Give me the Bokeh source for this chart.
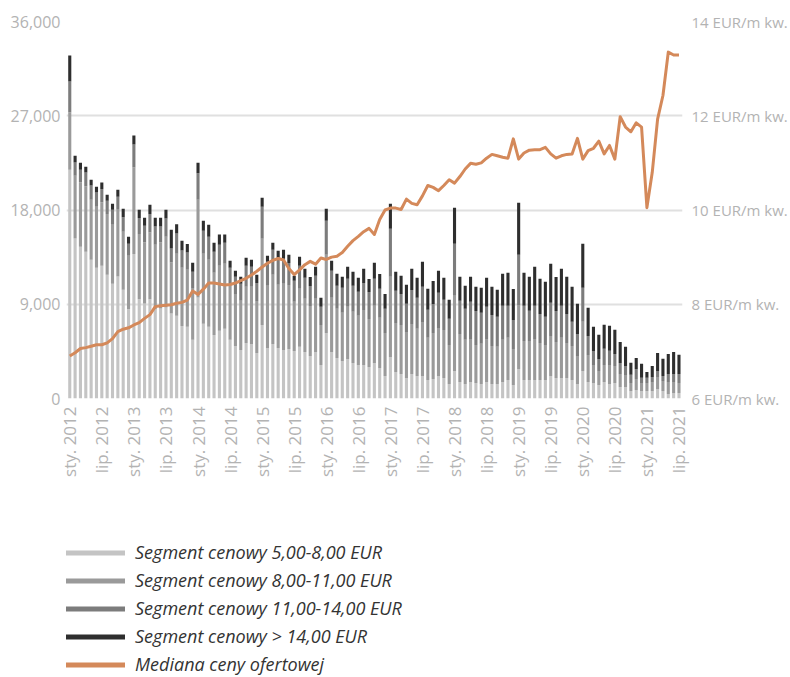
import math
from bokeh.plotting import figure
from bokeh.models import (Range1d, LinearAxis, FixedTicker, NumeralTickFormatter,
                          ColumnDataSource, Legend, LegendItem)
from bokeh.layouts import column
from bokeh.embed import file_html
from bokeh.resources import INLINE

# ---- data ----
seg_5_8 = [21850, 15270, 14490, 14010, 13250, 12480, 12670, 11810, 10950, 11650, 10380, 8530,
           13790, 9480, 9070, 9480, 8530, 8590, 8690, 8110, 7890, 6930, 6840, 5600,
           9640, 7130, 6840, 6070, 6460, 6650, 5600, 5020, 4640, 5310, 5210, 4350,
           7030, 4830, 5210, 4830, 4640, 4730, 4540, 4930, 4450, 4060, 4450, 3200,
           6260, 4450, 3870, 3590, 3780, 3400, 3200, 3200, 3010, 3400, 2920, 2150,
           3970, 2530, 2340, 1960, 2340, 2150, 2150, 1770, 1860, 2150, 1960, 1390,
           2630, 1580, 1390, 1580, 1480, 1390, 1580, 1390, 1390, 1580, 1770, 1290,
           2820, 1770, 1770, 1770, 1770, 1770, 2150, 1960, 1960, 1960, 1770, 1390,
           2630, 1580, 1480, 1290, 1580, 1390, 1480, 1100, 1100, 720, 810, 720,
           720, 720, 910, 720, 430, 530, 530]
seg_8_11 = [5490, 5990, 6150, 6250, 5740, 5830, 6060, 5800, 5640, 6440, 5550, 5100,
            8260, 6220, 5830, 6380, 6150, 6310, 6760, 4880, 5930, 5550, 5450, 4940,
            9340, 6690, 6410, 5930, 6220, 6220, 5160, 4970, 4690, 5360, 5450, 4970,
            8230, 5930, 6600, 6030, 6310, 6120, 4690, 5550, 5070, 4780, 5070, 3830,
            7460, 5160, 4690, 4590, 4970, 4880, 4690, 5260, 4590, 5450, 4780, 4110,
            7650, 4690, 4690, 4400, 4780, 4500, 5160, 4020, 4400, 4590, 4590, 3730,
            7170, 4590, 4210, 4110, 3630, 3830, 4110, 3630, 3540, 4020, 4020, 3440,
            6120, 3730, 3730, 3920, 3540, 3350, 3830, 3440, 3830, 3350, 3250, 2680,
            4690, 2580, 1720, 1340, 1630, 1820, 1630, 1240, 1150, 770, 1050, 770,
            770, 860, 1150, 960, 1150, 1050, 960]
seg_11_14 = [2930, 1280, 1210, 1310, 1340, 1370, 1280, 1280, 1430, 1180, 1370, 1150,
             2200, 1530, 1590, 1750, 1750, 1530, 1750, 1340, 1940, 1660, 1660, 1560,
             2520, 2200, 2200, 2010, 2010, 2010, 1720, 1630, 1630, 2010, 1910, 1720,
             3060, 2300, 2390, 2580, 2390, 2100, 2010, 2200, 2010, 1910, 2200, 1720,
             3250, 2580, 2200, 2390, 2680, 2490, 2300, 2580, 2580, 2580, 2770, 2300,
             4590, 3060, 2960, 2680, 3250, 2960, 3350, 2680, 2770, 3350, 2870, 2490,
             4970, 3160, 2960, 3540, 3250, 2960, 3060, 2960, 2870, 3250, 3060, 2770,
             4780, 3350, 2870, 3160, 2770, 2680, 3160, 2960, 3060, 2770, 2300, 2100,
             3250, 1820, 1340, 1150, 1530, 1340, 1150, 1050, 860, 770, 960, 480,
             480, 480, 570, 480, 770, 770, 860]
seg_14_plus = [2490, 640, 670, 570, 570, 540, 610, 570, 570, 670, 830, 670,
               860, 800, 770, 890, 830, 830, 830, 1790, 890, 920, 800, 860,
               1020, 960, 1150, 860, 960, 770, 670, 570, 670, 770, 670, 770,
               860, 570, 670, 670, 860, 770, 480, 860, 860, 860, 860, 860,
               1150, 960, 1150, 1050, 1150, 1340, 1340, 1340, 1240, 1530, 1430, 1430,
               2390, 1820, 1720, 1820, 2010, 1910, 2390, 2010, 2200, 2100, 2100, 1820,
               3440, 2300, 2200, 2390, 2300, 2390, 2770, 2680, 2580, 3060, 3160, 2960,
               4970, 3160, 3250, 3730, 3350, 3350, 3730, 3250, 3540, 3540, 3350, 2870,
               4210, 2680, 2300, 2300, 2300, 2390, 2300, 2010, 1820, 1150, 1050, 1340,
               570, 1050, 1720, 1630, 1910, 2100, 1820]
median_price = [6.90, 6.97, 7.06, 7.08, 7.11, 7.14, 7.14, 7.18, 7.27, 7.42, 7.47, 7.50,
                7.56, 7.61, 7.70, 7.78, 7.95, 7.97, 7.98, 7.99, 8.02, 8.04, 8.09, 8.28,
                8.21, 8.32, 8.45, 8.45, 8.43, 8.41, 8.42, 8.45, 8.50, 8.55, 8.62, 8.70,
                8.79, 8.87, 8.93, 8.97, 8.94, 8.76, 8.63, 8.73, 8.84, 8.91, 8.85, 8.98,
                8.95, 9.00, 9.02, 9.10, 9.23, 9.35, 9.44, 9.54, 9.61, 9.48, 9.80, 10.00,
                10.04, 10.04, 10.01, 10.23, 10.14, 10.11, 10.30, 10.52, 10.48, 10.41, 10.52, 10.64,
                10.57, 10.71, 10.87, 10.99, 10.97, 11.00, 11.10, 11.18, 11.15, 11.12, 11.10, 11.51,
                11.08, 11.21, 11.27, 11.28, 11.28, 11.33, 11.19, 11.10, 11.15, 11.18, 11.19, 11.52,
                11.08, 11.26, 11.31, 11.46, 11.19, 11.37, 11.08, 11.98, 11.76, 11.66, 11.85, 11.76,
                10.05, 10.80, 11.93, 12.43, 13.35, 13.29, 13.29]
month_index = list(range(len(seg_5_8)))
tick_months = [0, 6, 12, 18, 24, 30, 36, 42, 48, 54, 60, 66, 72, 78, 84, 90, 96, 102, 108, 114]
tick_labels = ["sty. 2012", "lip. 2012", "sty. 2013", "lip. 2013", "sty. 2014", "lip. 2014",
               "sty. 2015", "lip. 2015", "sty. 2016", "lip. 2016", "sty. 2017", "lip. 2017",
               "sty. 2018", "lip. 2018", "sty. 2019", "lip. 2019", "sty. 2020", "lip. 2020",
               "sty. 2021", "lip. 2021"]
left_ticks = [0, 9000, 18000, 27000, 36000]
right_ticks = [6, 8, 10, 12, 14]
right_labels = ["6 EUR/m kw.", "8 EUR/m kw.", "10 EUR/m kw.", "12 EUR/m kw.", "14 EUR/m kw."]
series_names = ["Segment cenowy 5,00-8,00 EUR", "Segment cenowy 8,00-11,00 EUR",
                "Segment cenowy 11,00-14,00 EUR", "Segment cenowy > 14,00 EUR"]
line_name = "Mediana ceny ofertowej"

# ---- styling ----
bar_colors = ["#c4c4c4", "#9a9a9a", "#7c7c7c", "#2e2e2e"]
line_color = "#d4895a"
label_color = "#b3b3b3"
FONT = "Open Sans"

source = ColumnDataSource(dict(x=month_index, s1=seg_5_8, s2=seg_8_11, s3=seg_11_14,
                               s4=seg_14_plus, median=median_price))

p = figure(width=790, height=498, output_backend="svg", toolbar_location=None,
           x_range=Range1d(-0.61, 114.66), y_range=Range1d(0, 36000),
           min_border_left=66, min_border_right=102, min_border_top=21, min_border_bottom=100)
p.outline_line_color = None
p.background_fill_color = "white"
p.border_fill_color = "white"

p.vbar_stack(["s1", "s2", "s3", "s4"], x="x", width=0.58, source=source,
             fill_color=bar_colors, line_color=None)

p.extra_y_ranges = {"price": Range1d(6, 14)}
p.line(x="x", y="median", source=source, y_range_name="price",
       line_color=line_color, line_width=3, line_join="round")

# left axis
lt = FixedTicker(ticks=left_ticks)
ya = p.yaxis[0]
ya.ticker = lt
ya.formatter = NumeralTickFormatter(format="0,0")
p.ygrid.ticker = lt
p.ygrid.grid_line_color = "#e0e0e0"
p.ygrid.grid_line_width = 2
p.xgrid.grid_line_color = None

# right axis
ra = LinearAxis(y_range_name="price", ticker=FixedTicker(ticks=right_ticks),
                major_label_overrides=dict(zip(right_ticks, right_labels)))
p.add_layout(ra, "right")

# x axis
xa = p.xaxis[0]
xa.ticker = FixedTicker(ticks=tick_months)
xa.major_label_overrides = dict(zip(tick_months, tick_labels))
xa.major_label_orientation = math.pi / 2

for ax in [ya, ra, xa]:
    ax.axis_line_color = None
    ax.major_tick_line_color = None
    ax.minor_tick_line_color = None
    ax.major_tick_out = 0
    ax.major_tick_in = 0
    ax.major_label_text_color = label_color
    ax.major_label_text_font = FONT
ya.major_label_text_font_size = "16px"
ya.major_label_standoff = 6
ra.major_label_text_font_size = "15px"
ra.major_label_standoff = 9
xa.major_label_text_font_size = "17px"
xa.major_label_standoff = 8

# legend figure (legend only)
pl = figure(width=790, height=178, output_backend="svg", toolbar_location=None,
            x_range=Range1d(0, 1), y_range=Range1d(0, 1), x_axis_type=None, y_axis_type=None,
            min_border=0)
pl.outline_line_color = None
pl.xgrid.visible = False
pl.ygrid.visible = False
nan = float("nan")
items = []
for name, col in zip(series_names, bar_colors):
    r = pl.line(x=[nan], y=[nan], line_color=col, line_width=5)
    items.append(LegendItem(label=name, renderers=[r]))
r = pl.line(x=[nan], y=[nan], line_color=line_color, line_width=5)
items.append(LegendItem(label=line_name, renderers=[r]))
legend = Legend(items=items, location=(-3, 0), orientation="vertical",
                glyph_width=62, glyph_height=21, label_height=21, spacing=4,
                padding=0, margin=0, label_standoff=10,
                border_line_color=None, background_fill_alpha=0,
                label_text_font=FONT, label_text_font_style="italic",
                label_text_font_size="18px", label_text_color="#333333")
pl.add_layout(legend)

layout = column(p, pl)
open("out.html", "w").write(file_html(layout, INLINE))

○ ○ ○

EXERCISE DIRECTIONS
Would you reproduce the lines above, from the very first through the line containing "from bokeh.resources import INLINE", exactly and without the pictures?

RESPONSE TO THE TASK
Give me the Bokeh source for this chart.
import math
from bokeh.plotting import figure
from bokeh.models import (Range1d, LinearAxis, FixedTicker, NumeralTickFormatter,
                          ColumnDataSource, Legend, LegendItem)
from bokeh.layouts import column
from bokeh.embed import file_html
from bokeh.resources import INLINE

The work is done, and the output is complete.